With FG-MPI, we can exploit locality by statically placing
processes on the available computational resources as well as having
processes run concurrently to reduce communication and idle-processing
overheads. However, with this new flexibility comes a need to tweak and
specify these options quickly. We propose a Compose-Map-Configure (CMC)
tool that employs a four-stage approach to software specification and
creates a separation of concerns from design to deployment. This allows
decisions of architecture interactions, software size, resources
capacity, and function to be defined separately.

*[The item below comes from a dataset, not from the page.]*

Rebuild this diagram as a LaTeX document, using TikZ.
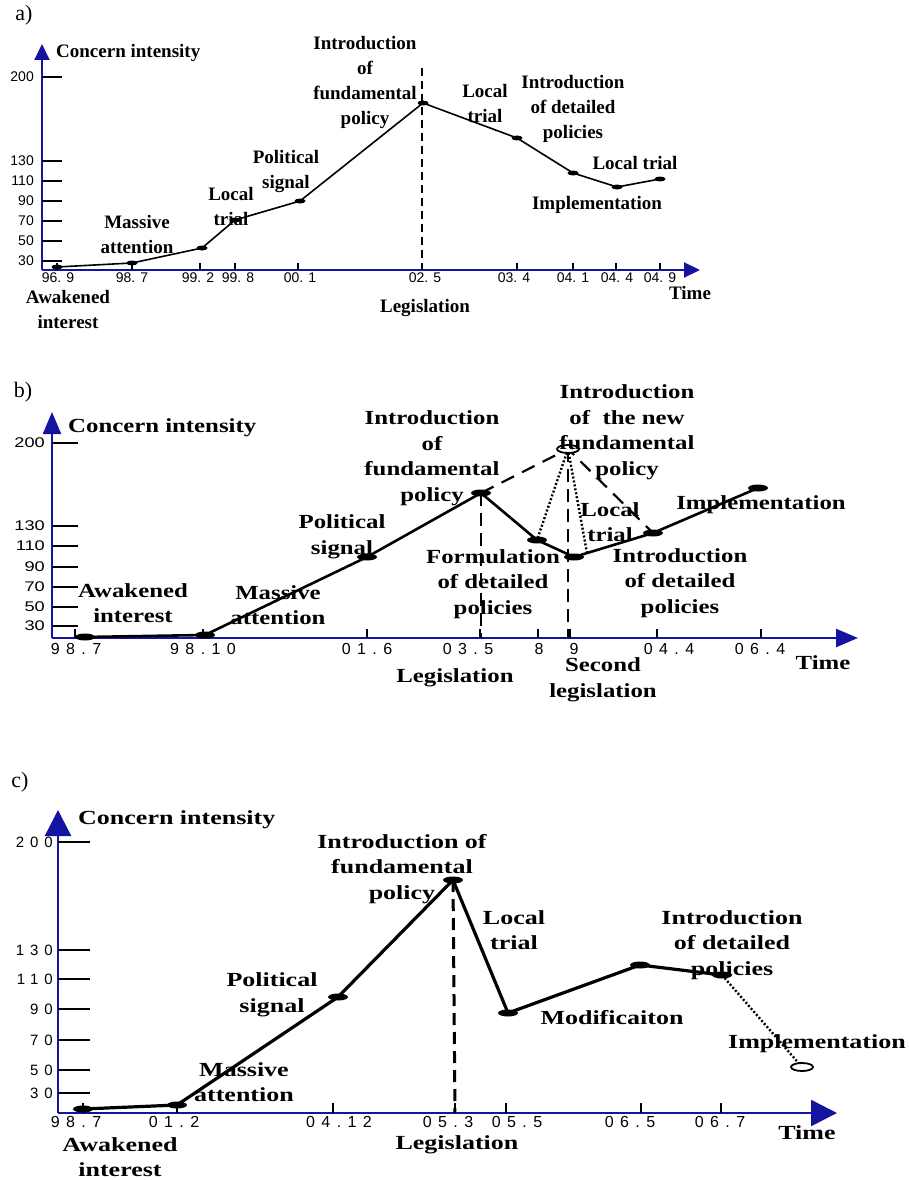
\documentclass[tikz,border=0pt]{standalone}
\usepackage{fontspec}
\setmainfont{Liberation Serif}
\newfontfamily\stretchB[FakeStretch=1.24]{Liberation Serif}
\newfontfamily\stretchC[FakeStretch=1.3]{Liberation Serif}
\newfontfamily\digitsA{Liberation Sans}
\newfontfamily\digitsB[FakeStretch=1.3]{Liberation Sans}
\newfontfamily\digitsS[LetterSpace=40]{Liberation Sans}
\usepackage{tikz}
\usetikzlibrary{arrows.meta}
\definecolor{axisblue}{RGB}{20,20,160}
\tikzstyle{panel} = [font=\fontsize{22}{24}\selectfont, inner sep=0pt]
\tikzstyle{capA} = [font=\fontsize{19}{25}\selectfont\bfseries, align=center, inner sep=0pt]
\tikzstyle{capB} = [font=\stretchB\fontsize{20}{25.5}\selectfont\bfseries, align=center, inner sep=0pt]
\tikzstyle{capC} = [font=\stretchC\fontsize{20}{25.5}\selectfont\bfseries, align=center, inner sep=0pt]
\tikzstyle{numA} = [font=\digitsA\fontsize{14}{14}\selectfont, inner sep=0pt]
\tikzstyle{numB} = [font=\digitsB\fontsize{14}{14}\selectfont, inner sep=0pt]
\tikzstyle{numS} = [font=\digitsS\fontsize{16}{16}\selectfont, inner sep=0pt]
\tikzstyle{numSy} = [font=\digitsS\fontsize{15}{15}\selectfont, inner sep=0pt]
\tikzstyle{axisA} = [color=axisblue, line width=2pt, -{Triangle[length=16pt,width=15pt]}]
\tikzstyle{axisB} = [color=axisblue, line width=2.2pt, -{Triangle[length=22pt,width=18pt]}]
\tikzstyle{axisC} = [color=axisblue, line width=2.5pt, -{Triangle[length=26pt,width=26pt]}]
\tikzstyle{tickA} = [line width=1.4pt]
\tikzstyle{tickB} = [line width=2.2pt]
\tikzstyle{tickC} = [line width=2.6pt]
\tikzstyle{trendA} = [line width=1.6pt, line join=round]
\tikzstyle{trendB} = [line width=2.6pt, line join=round]
\tikzstyle{trendC} = [line width=3.2pt, line join=round]
\tikzstyle{legA} = [line width=1.6pt, dash pattern=on 8pt off 5pt]
\tikzstyle{legB} = [line width=2.4pt, dash pattern=on 13pt off 7pt]
\tikzstyle{legC} = [line width=3pt, dash pattern=on 12pt off 7pt]
\tikzstyle{longdash} = [line width=2.2pt, dash pattern=on 14pt off 9pt]
\tikzstyle{dotline} = [line width=2.4pt, dash pattern=on 2pt off 2pt]

\begin{document}
\begin{tikzpicture}[x=1pt,y=-1pt]
  \useasboundingbox (0,0) rectangle (908,1180);

  % ---- a) ----
  \node[panel](pa) at (24,15) {a)};
  \coordinate (oa) at (42,270);
  \coordinate (xa) at (700,270);
  \coordinate (ya) at (42,44);
  \draw[axisA] (oa) -- (xa);
  \draw[axisA] (oa) -- (ya);
  \node[capA,anchor=west](ca) at (56,53) {Concern intensity};
  \foreach \v/\y [count=\i] in {200/77,130/161,110/181,90/201,70/221,50/241,30/261} {
    \draw[tickA] (42,\y) -- (62,\y);
    \node[numA,anchor=east](va\i) at (34,\y) {\v};
  }
  \foreach \x/\l/\t [count=\i] in {57/58/96. 9,132/132/98. 7,200/198/99. 2,235/238/99. 8,
      298/300/00. 1,422/425/02. 5,517/514/03. 4,573/573/04. 1,616/617/04. 4,660/660/04. 9} {
    \draw[tickA] (\x,263) -- (\x,270);
    \node[numA](ta\i) at (\l,278) {\t};
  }
  \coordinate (a1) at (57,267);
  \coordinate (a2) at (132,263);
  \coordinate (a3) at (202,248);
  \coordinate (a4) at (235,220);
  \coordinate (a5) at (300,201);
  \coordinate (a6) at (423,103);
  \coordinate (a7) at (517,138);
  \coordinate (a8) at (573,173);
  \coordinate (a9) at (617,187);
  \coordinate (a10) at (660,179);
  \coordinate (la) at (422,68);
  \coordinate (la0) at (422,270);
  \draw[legA] (la) -- (la0);
  \draw[trendA] (a1) -- (a2) -- (a3) -- (a4) -- (a5) -- (a6) -- (a7) -- (a8) -- (a9) -- (a10);
  \foreach \p in {1,...,10}
    \fill (a\p) ellipse (5.5 and 2.5);
  \node[capA](awa) at (68,309) {Awakened\\interest};
  \node[capA](maa) at (137,234) {Massive\\attention};
  \node[capA](lta) at (231,207) {Local\\trial};
  \node[capA](psa) at (286,172) {Political\\signal};
  \node[capA](ifa) at (365,82) {Introduction\\of\\fundamental\\policy};
  \node[capA](lga) at (425,308) {Legislation};
  \node[capA](ltb) at (485,104) {Local\\trial};
  \node[capA](ida) at (573,109) {Introduction\\of detailed\\policies};
  \node[capA](ltc) at (635,163) {Local trial};
  \node[capA](ima) at (597,205) {Implementation};
  \node[capA](tia) at (690,293) {Time};

  % ---- b) ----
  \node[panel](pb) at (23,392) {b)};
  \coordinate (ob) at (52,638);
  \coordinate (xb) at (858,638);
  \coordinate (yb) at (52,412);
  \draw[axisB] (ob) -- (xb);
  \draw[axisB] (ob) -- (yb);
  \node[capB,anchor=west](cb) at (68,428) {Concern intensity};
  \foreach \v/\y [count=\i] in {200/443,130/526,110/546,90/567,70/587,50/607,30/626} {
    \draw[tickB] (52,\y) -- (78,\y);
    \node[numB,anchor=east](vb\i) at (45,\y) {\v};
  }
  \foreach \x/\l/\t [count=\i] in {75/76/98.7,203/203/98.10,367/367/01.6,480/468/03.5,
      538/539/8,570/574/9,657/669/04.4,761/760/06.4} {
    \draw[tickB] (\x,629) -- (\x,638);
    \node[numS](tb\i) at (\l,649) {\t};
  }
  \coordinate (b1) at (85,637);
  \coordinate (b2) at (205,635);
  \coordinate (b3) at (367,557);
  \coordinate (b4) at (481,493);
  \coordinate (b5) at (537,540);
  \coordinate (b6) at (574,557);
  \coordinate (b7) at (653,533);
  \coordinate (b8) at (758,488);
  \coordinate (b9) at (568,449);
  \coordinate (b6r) at (587,553);
  \coordinate (lb) at (481,638);
  \coordinate (sb) at (568,638);
  \draw[legB] (b4) -- (lb);
  \draw[legB] (b9) -- (sb);
  \draw[longdash] (b4) -- (b9) -- (b7);
  \draw[dotline] (b9) -- (b5);
  \draw[dotline] (b9) -- (b6r);
  \draw[trendB] (b1) -- (b2) -- (b3) -- (b4) -- (b5) -- (b6) -- (b7) -- (b8);
  \foreach \p in {1,...,8}
    \fill (b\p) ellipse (10 and 3.5);
  \draw[line width=1.8pt, fill=white] (b9) ellipse (11 and 4);
  \node[capB](awb) at (133,603) {Awakened\\interest};
  \node[capB](mab) at (278,605) {Massive\\attention};
  \node[capB](psb) at (342,537) {Political\\signal};
  \node[capB](ifb) at (432,458) {Introduction\\of\\fundamental\\policy};
  \node[capB](fdb) at (493,584) {Formulation\\of detailed\\policies};
  \node[capB](inb) at (627,432) {Introduction\\of\ \ the new\\fundamental\\policy};
  \node[capB](ltd) at (610,522) {Local\\trial};
  \node[capB](imb) at (761,505) {Implementation};
  \node[capB](idb) at (680,583) {Introduction\\of detailed\\policies};
  \node[capB](lgb) at (455,678) {Legislation};
  \node[capB](slb) at (603,680) {Second\\legislation};
  \node[capB](tib) at (823,663) {Time};

  % ---- c) ----
  \node[panel](pc) at (20,782) {c)};
  \coordinate (oc) at (58,1113);
  \coordinate (xc) at (837,1113);
  \coordinate (yc) at (58,810);
  \draw[axisC] (oc) -- (xc);
  \draw[axisC] (oc) -- (yc);
  \node[capC,anchor=west](cc) at (78,820) {Concern intensity};
  \foreach \v/\y [count=\i] in {200/842,130/950,110/979,90/1009,70/1040,50/1070,30/1093} {
    \draw[tickC] (58,\y) -- (90,\y);
    \node[numSy,anchor=east](vc\i) at (53,\y) {\v};
  }
  \foreach \x/\l/\t [count=\i] in {83/76/98.7,177/174/01.2,333/339/04.12,455/448/05.3,
      506/517/05.5,641/630/06.5,721/720/06.7} {
    \draw[tickC] (\x,1103) -- (\x,1113);
    \node[numS](tc\i) at (\l,1122) {\t};
  }
  \coordinate (c1) at (83,1109);
  \coordinate (c2) at (177,1105);
  \coordinate (c3) at (338,997);
  \coordinate (c4) at (453,880);
  \coordinate (c5) at (508,1013);
  \coordinate (c6) at (640,965);
  \coordinate (c7) at (722,975);
  \coordinate (c8) at (802,1067);
  \coordinate (lc) at (455,1113);
  \draw[legC] (c4) -- (lc);
  \draw[dotline] (c7) -- (c8);
  \draw[trendC] (c1) -- (c2) -- (c3) -- (c4) -- (c5) -- (c6) -- (c7);
  \foreach \p in {1,...,7}
    \fill (c\p) ellipse (10 and 3.5);
  \draw[line width=1.8pt, fill=white] (c8) ellipse (11 and 4);
  \node[capC](ifc) at (402,869) {Introduction of\\fundamental\\policy};
  \node[capC](psc) at (272,995) {Political\\signal};
  \node[capC](mac) at (244,1082) {Massive\\attention};
  \node[capC](awc) at (120,1157) {Awakened\\interest};
  \node[capC](lgc) at (457,1145) {Legislation};
  \node[capC](lte) at (514,930) {Local\\trial};
  \node[capC](moc) at (612,1018) {Modificaiton};
  \node[capC](idc) at (732,945) {Introduction\\of detailed\\policies};
  \node[capC](imc) at (817,1044) {Implementation};
  \node[capC](tic) at (807,1133) {Time};
\end{tikzpicture}
\end{document}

Main ideas include the
encapsulation of parallel components using hierarchical process
compositions, and a corresponding channel communication support.
Opportunities are available to simplify compositions of separately
developed services and applications as well as integration with
optimization tools to explore and adapt computation to the available
resources.
An example of the CMC process will be presented in the workshop, showing how we
go from processes plus specification to execution.

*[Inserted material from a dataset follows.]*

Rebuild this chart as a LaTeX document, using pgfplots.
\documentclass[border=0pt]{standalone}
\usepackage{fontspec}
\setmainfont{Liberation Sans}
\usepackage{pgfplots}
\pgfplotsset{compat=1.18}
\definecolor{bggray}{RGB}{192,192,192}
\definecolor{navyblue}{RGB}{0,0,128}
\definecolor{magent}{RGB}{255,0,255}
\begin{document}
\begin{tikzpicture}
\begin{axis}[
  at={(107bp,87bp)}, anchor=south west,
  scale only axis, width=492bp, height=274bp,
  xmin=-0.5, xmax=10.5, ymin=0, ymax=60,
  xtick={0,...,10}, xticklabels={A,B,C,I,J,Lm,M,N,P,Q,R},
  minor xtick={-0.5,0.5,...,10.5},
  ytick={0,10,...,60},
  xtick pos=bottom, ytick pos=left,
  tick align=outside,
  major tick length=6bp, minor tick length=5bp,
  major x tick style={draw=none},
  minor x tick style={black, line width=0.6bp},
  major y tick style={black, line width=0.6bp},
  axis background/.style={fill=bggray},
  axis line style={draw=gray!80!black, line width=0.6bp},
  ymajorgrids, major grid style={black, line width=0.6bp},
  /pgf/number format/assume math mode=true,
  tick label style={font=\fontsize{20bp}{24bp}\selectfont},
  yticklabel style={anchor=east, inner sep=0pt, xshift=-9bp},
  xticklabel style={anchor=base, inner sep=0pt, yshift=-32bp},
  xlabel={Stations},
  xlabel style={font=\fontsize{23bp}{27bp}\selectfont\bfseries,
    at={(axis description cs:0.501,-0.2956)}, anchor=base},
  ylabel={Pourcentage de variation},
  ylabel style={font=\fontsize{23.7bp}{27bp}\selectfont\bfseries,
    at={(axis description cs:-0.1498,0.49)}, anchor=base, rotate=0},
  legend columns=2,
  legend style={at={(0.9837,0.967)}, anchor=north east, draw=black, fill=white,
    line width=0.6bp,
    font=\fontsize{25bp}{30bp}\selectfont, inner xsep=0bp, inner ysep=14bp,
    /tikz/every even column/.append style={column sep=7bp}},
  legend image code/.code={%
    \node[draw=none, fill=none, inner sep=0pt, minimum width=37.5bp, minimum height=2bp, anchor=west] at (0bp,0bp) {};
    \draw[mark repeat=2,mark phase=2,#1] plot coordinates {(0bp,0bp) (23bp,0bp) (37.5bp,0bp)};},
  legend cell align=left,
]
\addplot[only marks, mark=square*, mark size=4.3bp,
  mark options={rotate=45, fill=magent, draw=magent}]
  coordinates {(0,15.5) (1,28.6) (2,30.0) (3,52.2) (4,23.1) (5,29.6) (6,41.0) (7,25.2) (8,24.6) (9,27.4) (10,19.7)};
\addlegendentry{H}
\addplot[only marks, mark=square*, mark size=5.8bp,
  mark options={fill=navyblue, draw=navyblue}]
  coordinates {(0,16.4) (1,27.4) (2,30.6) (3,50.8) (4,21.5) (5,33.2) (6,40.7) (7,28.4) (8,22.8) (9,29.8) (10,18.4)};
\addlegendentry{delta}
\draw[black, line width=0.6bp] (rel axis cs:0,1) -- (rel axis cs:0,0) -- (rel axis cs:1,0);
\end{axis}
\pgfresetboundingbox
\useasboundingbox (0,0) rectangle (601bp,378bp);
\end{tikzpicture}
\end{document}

Feedback on the ideas behind the CMC tool will be sought and very welcome.
Action
The purpose of the workshop will be a practical hands-on introduction to
FG-MPI: how to create FG-MPI programs and run them using ``mpiexec''.
I will discuss the added flexibility in executing programs and limitations.

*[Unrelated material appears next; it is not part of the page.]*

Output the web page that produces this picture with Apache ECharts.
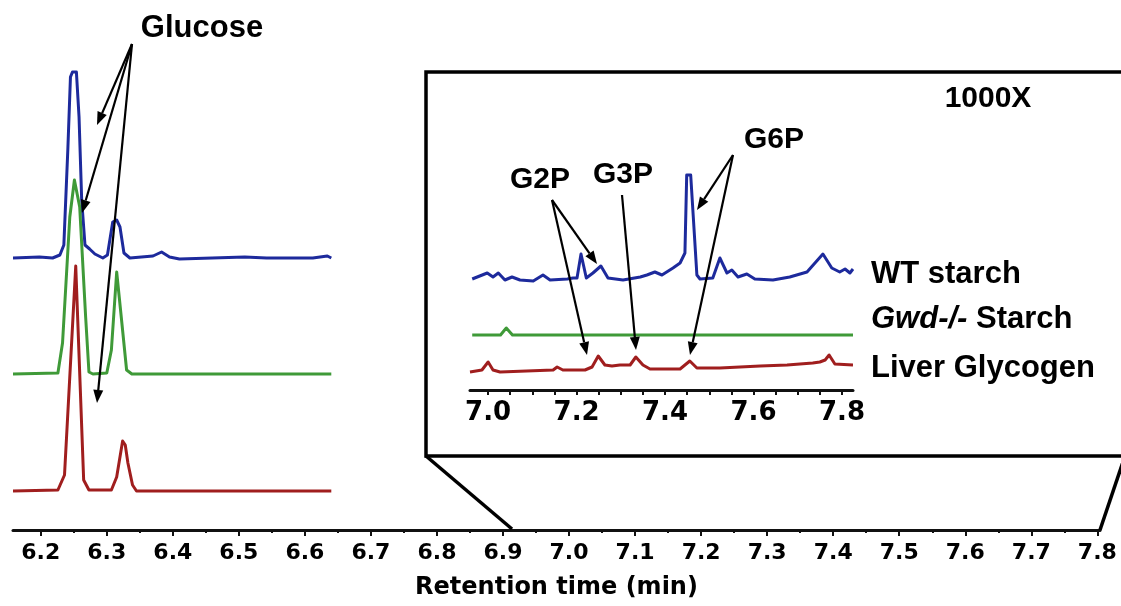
<!DOCTYPE html>
<html>
<head>
<meta charset="utf-8">
<script src="https://cdn.jsdelivr.net/npm/echarts@6/dist/echarts.min.js"></script>
<style>
html, body { margin: 0; background: #fff; }
#chart { width: 1121px; height: 606px; }
</style>
</head>
<body>
<div id="chart"></div>
<script>
// main chromatogram (glucose region), retention time in min / signal in arbitrary units
var wtMainTime = [6.158, 6.198, 6.218, 6.229, 6.235, 6.241, 6.245, 6.248, 6.254, 6.258, 6.262, 6.267, 6.274, 6.282, 6.294, 6.301, 6.309, 6.315, 6.320, 6.326, 6.335, 6.370, 6.383, 6.395, 6.410, 6.509, 6.542, 6.612, 6.634, 6.640];
var wtMainSignal = [0, 1, 0, 3, 13, 108, 181, 186, 186, 141, 58, 13, 9, 4, 0, 3, 36, 38, 31, 5, 0, 2, 6, 1, -1, 1, 0, 0, 2, 0];
var gwdMainTime = [6.158, 6.226, 6.233, 6.244, 6.251, 6.259, 6.268, 6.273, 6.279, 6.300, 6.307, 6.315, 6.323, 6.330, 6.338, 6.640];
var gwdMainSignal = [0, 1, 31, 157, 194, 167, 57, 2, 0, 1, 24, 102, 50, 4, 0, 0];
var liverMainTime = [6.158, 6.226, 6.236, 6.253, 6.265, 6.273, 6.307, 6.315, 6.324, 6.328, 6.332, 6.339, 6.345, 6.640];
var liverMainSignal = [0, 1, 16, 225, 11, 1, 1, 14, 50, 46, 28, 6, 0, 0];

// 1000X inset (phosphate region)
var wtInsetTime = [6.964, 6.998, 7.011, 7.023, 7.038, 7.054, 7.072, 7.102, 7.124, 7.140, 7.179, 7.192, 7.201, 7.210, 7.222, 7.237, 7.255, 7.271, 7.305, 7.344, 7.359, 7.377, 7.393, 7.418, 7.434, 7.445, 7.449, 7.458, 7.472, 7.479, 7.508, 7.524, 7.540, 7.551, 7.565, 7.585, 7.603, 7.644, 7.682, 7.721, 7.757, 7.777, 7.795, 7.807, 7.818, 7.825];
var wtInsetSignal = [1, 7, 3, 7, 0, 3, 0, -1, 5, 0, 1, 2, 2, 26, 2, 7, 14, 2, 0, 3, 5, 8, 5, 12, 17, 27, 105, 105, 5, 1, 2, 22, 7, 10, 3, 6, 1, 0, 3, 8, 26, 12, 8, 11, 7, 11];
var gwdInsetTime = [6.964, 7.028, 7.041, 7.055, 7.825];
var gwdInsetSignal = [0, 0, 7, 0, 0];
var liverInsetTime = [6.959, 6.986, 7.000, 7.011, 7.027, 7.147, 7.156, 7.169, 7.219, 7.235, 7.249, 7.264, 7.280, 7.298, 7.321, 7.334, 7.350, 7.366, 7.434, 7.456, 7.472, 7.524, 7.615, 7.676, 7.734, 7.750, 7.762, 7.771, 7.784, 7.825];
var liverInsetSignal = [0, 2, 10, 2, 0, 2, 5, 2, 2, 5, 16, 7, 6, 7, 7, 15, 7, 3, 3, 11, 4, 4, 6, 7, 9, 10, 12, 17, 8, 7];

// vertical stacking of the traces
var mainOffsets = [272, 156, 39];
var insetOffsets = [110, 55, 18];

var mainTicks = [6.2, 6.3, 6.4, 6.5, 6.6, 6.7, 6.8, 6.9, 7.0, 7.1, 7.2, 7.3, 7.4, 7.5, 7.6, 7.7, 7.8];
var mainMinorTicks = [6.25, 6.35, 6.45, 6.55, 6.65, 6.75, 6.85, 6.95, 7.05, 7.15, 7.25, 7.35, 7.45, 7.55, 7.65, 7.75];
var insetTicks = [7.0, 7.05, 7.1, 7.15, 7.2, 7.25, 7.3, 7.35, 7.4, 7.45, 7.5, 7.55, 7.6, 7.65, 7.7, 7.75, 7.8];
var insetLabels = [7.0, 7.2, 7.4, 7.6, 7.8];

var colors = ['#1d2a9c', '#3f9a38', '#a01e1e'];

function pairs(t, s, off) {
    return t.map(function(v, i) {
        return [v, s[i] + off];
    });
}

function trace(t, s, off, color, xi, yi) {
    return {
        type: 'line',
        xAxisIndex: xi,
        yAxisIndex: yi,
        data: pairs(t, s, off),
        showSymbol: false,
        silent: true,
        lineStyle: { color: color, width: 3, join: 'round' },
        z: 3
    };
}

// black annotation arrow: shaft + filled head
function arrow(x1, y1, x2, y2) {
    var dx = x2 - x1, dy = y2 - y1;
    var len = Math.sqrt(dx * dx + dy * dy);
    var ux = dx / len, uy = dy / len;
    var hl = 13, hw = 5;
    var bx = x2 - ux * hl, by = y2 - uy * hl;
    return [{
        type: 'line',
        shape: { x1: x1, y1: y1, x2: bx, y2: by },
        style: { stroke: '#000', lineWidth: 2.2 },
        z: 100
    }, {
        type: 'polygon',
        shape: { points: [[x2, y2], [bx - uy * hw, by + ux * hw], [bx + uy * hw, by - ux * hw]] },
        style: { fill: '#000' },
        z: 100
    }];
}

var labelFont = 'Liberation Sans, Arial, sans-serif';

function label(text, x, y, size, align, rich) {
    return {
        type: 'text',
        x: x,
        y: y,
        z: 100,
        style: {
            text: text,
            fill: '#000',
            font: 'bold ' + size + 'px ' + labelFont,
            align: align || 'center',
            verticalAlign: 'middle',
            rich: rich
        }
    };
}

var chart = echarts.init(document.getElementById('chart'));

var graphics = [{
    type: 'rect',
    shape: { x: 426, y: 72, width: 740, height: 384 },
    style: { fill: 'none', stroke: '#000', lineWidth: 3.5 },
    z: 90
}, {
    type: 'line',
    shape: { x1: 426, y1: 456, x2: 512, y2: 529 },
    style: { stroke: '#000', lineWidth: 3.5 },
    z: 90
}, {
    type: 'line',
    shape: { x1: 1125, y1: 456, x2: 1100, y2: 530 },
    style: { stroke: '#000', lineWidth: 3.5 },
    z: 90
},
    label('Glucose', 202, 28, 31),
    label('1000X', 988, 99, 30),
    label('G2P', 540, 180, 30),
    label('G3P', 623, 175, 30),
    label('G6P', 774, 140, 30),
    label('WT starch', 871, 274, 31, 'left'),
    label('{i|Gwd-/-} Starch', 871, 319, 31, 'left', {
        i: { fontStyle: 'italic', fontWeight: 'bold', fontSize: 31, fontFamily: labelFont }
    }),
    label('Liver Glycogen', 871, 368, 31, 'left')
];

graphics = graphics
    .concat(arrow(132, 44, 97, 125))
    .concat(arrow(132, 44, 82, 213))
    .concat(arrow(132, 44, 97, 403))
    .concat(arrow(552, 200, 597, 264))
    .concat(arrow(552, 200, 587, 355))
    .concat(arrow(622, 195, 636, 350))
    .concat(arrow(733, 155, 697, 210))
    .concat(arrow(733, 155, 690, 355));

var axisFont = {
    fontFamily: 'DejaVu Sans',
    fontWeight: 'bold',
    color: '#000'
};

option = {
    backgroundColor: '#fff',
    animation: false,
    grid: [
        { left: 13, right: 21, top: 50, bottom: 76 },
        { left: 470, right: 268, top: 80, bottom: 216 }
    ],
    xAxis: [{
        gridIndex: 0,
        type: 'value',
        min: 6.158,
        max: 7.804,
        position: 'bottom',
        axisLine: { lineStyle: { color: '#111', width: 3 } },
        axisTick: { customValues: mainTicks, length: 6, lineStyle: { color: '#111', width: 2 } },
        axisLabel: Object.assign({
            customValues: mainTicks,
            fontSize: 22,
            margin: 12,
            formatter: function(v) { return v.toFixed(1); }
        }, axisFont),
        splitLine: { show: false },
        name: 'Retention time (min)',
        nameLocation: 'middle',
        nameGap: 46,
        nameTextStyle: Object.assign({ fontSize: 24 }, axisFont)
    }, {
        gridIndex: 0,
        type: 'value',
        min: 6.158,
        max: 7.804,
        position: 'bottom',
        axisLine: { show: false },
        axisTick: { customValues: mainMinorTicks, length: 3, lineStyle: { color: '#111', width: 2 } },
        axisLabel: { show: false },
        splitLine: { show: false }
    }, {
        gridIndex: 1,
        type: 'value',
        min: 6.959,
        max: 7.825,
        position: 'bottom',
        axisLine: { lineStyle: { color: '#111', width: 3 } },
        axisTick: { customValues: insetTicks, length: 5, lineStyle: { color: '#111', width: 2 } },
        axisLabel: Object.assign({
            customValues: insetLabels,
            fontSize: 26,
            margin: 10,
            formatter: function(v) { return v.toFixed(1); }
        }, axisFont),
        splitLine: { show: false }
    }],
    yAxis: [
        { gridIndex: 0, type: 'value', min: 0, max: 480, show: false },
        { gridIndex: 1, type: 'value', min: 0, max: 310, show: false }
    ],
    graphic: graphics,
    series: [
        trace(wtMainTime, wtMainSignal, mainOffsets[0], colors[0], 0, 0),
        trace(gwdMainTime, gwdMainSignal, mainOffsets[1], colors[1], 0, 0),
        trace(liverMainTime, liverMainSignal, mainOffsets[2], colors[2], 0, 0),
        trace(wtInsetTime, wtInsetSignal, insetOffsets[0], colors[0], 2, 1),
        trace(gwdInsetTime, gwdInsetSignal, insetOffsets[1], colors[1], 2, 1),
        trace(liverInsetTime, liverInsetSignal, insetOffsets[2], colors[2], 2, 1)
    ]
};

chart.setOption(option);

window.addEventListener('resize', function() {
    chart.resize()
})
</script>
</body>
</html>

I will discuss applications and tools we have started to develop and
potential extensions.
Fine-Grain MPI
(FG-MPI) extends the MPICH2 runtime to support execution of
multiple MPI processes inside an OS-process. FG-MPI supports fine-grain,
function level, concurrent execution of MPI processes by minimizing
messaging and scheduling overheads of processes co-located inside the
same OS process. FG-MPI makes it possible have thousands MPI processes
executing on one machine or millions of processes across multiple
machines.
For the practical part of this workshop, it will help to have downoaded
the latest FG-MPI release, together with the code examples on the download
page. These are available from the "Downloads" tab on the
home page.
However, the work can still be followed with just pencil and paper.